Inmates can be disciplined for something as petty as refusing an order, or not returning a food tray, or talking back to an officer. Or for attempting suicide. And jail staff have broad discretion in sending someone to the box. Inmates have no right to counsel at disciplinary hearings, and lately at Rikers there have been “a lot of due process violations,” said Barbara Hamilton, a staff attorney at the Legal Aid Society who represents New York City inmates appealing disciplinary tickets. She said that inmates prevail in about 10 percent of appeals.
“When you have very little oversight and little controls on systems of extreme punishment, what you see is discrimination and animus works its way in,” said Amy Fettig, the senior staff counsel for the ACLU’s National Prison Project. “It’s an epidemic in nearly every place of correction in this country.”

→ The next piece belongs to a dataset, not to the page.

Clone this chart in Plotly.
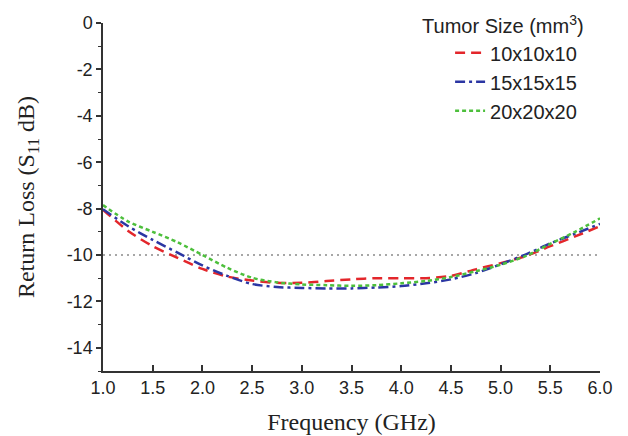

The U.N. Special Rapporteur on Torture, Juan Méndez, has declared that isolating humans for more than 15 days constitutes torture and should be subject to an absolute ban. On Tuesday, President Barack Obama denounced America’s overuse of solitary confinement. The combination of sensory deprivation, extreme idleness and lack of human interaction has long been shown to cause severe suffering and psychological damage. Yet throughout the United States, prisoners languish in solitary for weeks, years, even decades.
After spending three years of his 13-year New York state prison sentence for first degree robbery in solitary, Johnny Perez was released in 2013. He said he coped with solitary by focusing on not dying. “You hear about all the things other people are going through: the suicides, people being extracted from their cells to be beaten. All you hear is screams. I had suicidal thoughts,” he said. “You have this thought, like, I’m fucking losing it in here.”
Mualimm-ak, who spent 43,000 hours in solitary, said he didn’t have his medication for schizophrenia and bipolar disorder in prison, and that his behavior got him thrown in the box. “You’re in your cell and have two voices screaming at you who are opposite sexes. The wind under your door is talking to you, telling you to kill yourself. The guard’s radio is transmitting my thoughts to the jail.”
Clinicians at Rikers are asked to evaluate whether mentally ill inmates will be able to withstand solitary, even though doing so conflicts with their duty to put patients’ wellbeing first. “It’s like the doctor that checks you after water boarding and says, ‘He’s alive,'” Mualimm-ak said.
“If they’re not mentally ill when they go in,” Legal Aid’s Hamilton said, “then they are when they get out.” About half of the people in solitary at Rikers are mentally ill, according to testimony at a recent Board of Corrections meeting by Dr. Homer Venters, the assistant commissioner for the city’s Bureau of Correctional Health.
Around the country, at least 30 percent of those in isolated confinement suffer from mental illness, according to the latest comprehensive report on the issue, done in 2003 by Human Rights Watch. A 2009 state audit of three prisons in Wisconsin found that up to 76 percent of the prisoners in segregation were mentally ill.
When Anthony Cruz was released from prison in 2012, he turned straight to drugs, including ecstasy. The outside world was too much for him after those 10 excised years, half of which were spent in solitary. His only company had been the poetry and books he wrote for himself — and the feces, urine and semen that prisoners across the way would throw at him. In 2013, a year after he got out, he was incarcerated briefly for possession. This June, he was arrested again. Drugs again. Now he’s back in jail, waiting to get out.